Osteoarthritis (AH-stee-oh-ar-THREYE-tis) is the most common type of arthritis and is seen especially among older people. Sometimes it is called degenerative joint disease. Osteoarthritis mostly affects cartilage (KAR-til-uj), the hard but slippery tissue that covers the ends of bones where they meet to form a joint. Healthy cartilage allows bones to glide over one another. It also absorbs energy from the shock of physical movement.
In osteoarthritis, the surface layer of cartilage breaks and wears away. This allows bones under the cartilage to rub together, causing pain, swelling, and loss of motion of the joint. Over time, the joint may lose its normal shape. Also, small deposits of bone—called osteophytes or bone spurs—may grow on the edges of the joint. Bits of bone or cartilage can break off and float inside the joint space. This causes more pain and damage.
Osteoarthritis is by far the most common type of arthritis, and the percentage of people who have it grows higher with age. An estimated 27 million Americans age 25 and older have osteoarthritis.

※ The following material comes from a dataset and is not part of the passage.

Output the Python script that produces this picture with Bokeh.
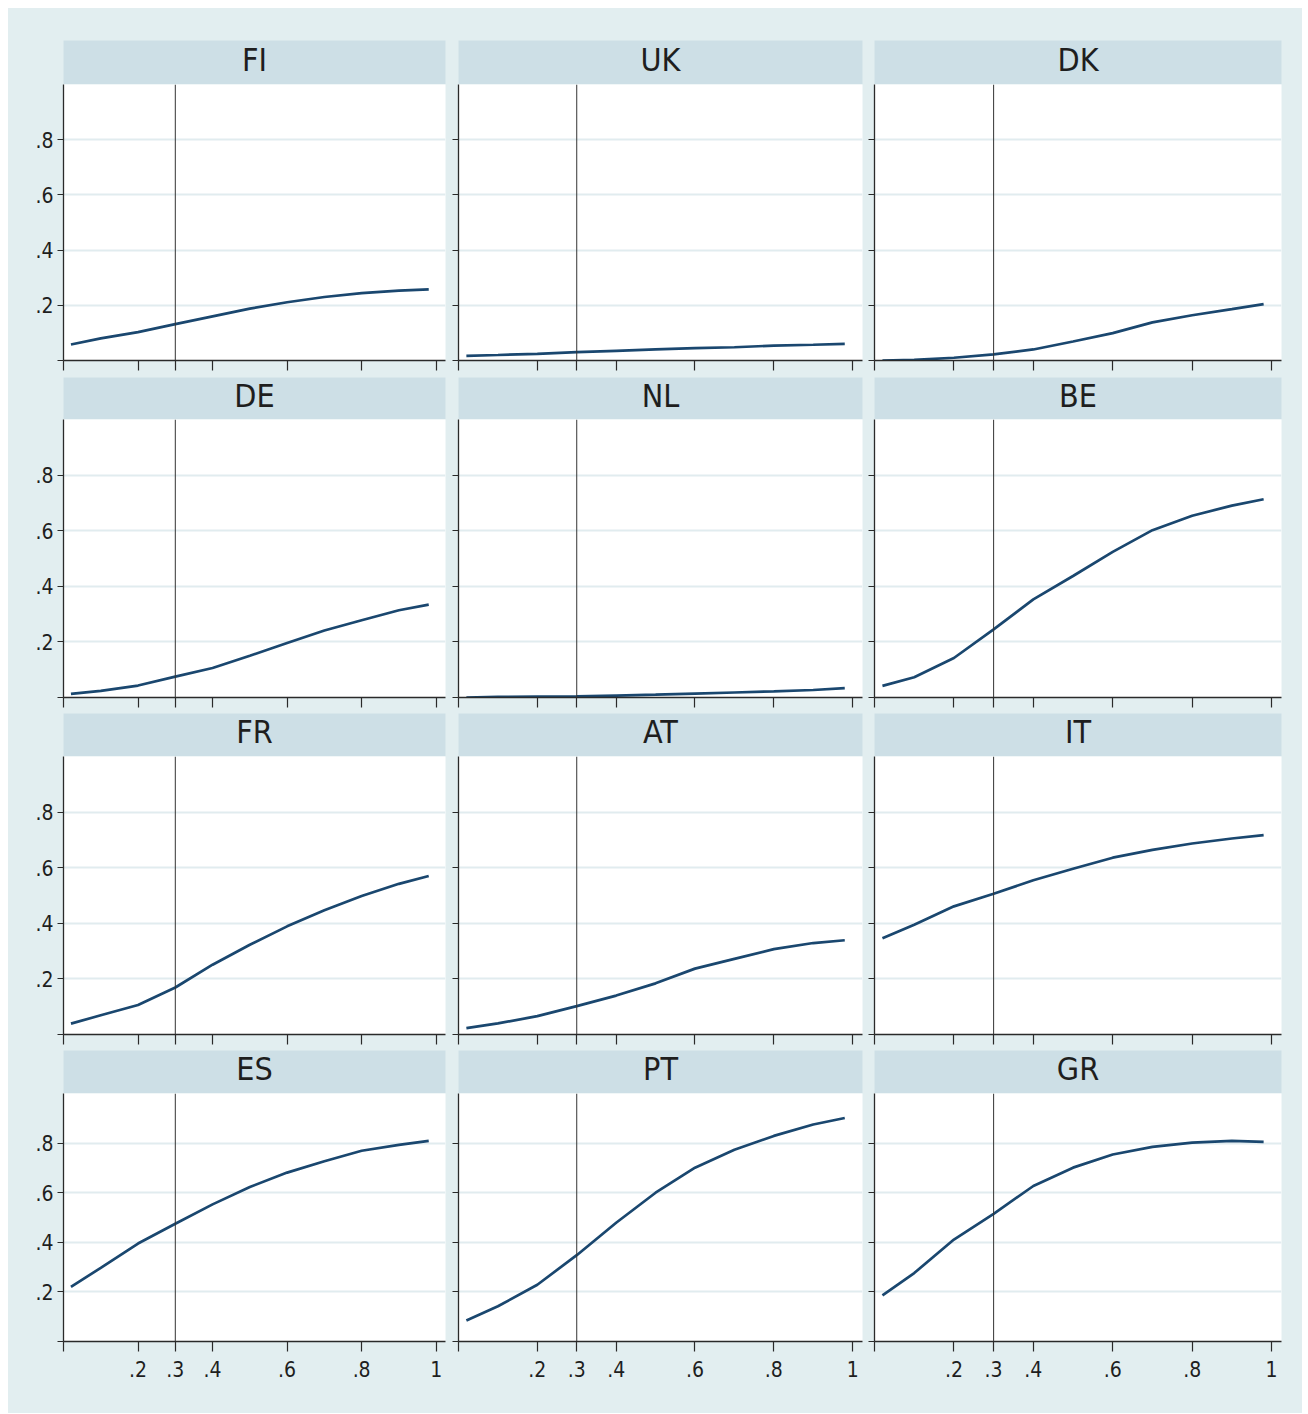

Although osteoarthritis becomes more common with age, younger people can develop it, usually as the result of a joint injury, a joint malformation, or a genetic defect in joint cartilage. Both men and women have the disease. Before age 45, more men than women have osteoarthritis; after age 45, it is more common in women. It is also more likely to occur in people who are overweight and in those with jobs that stress particular joints.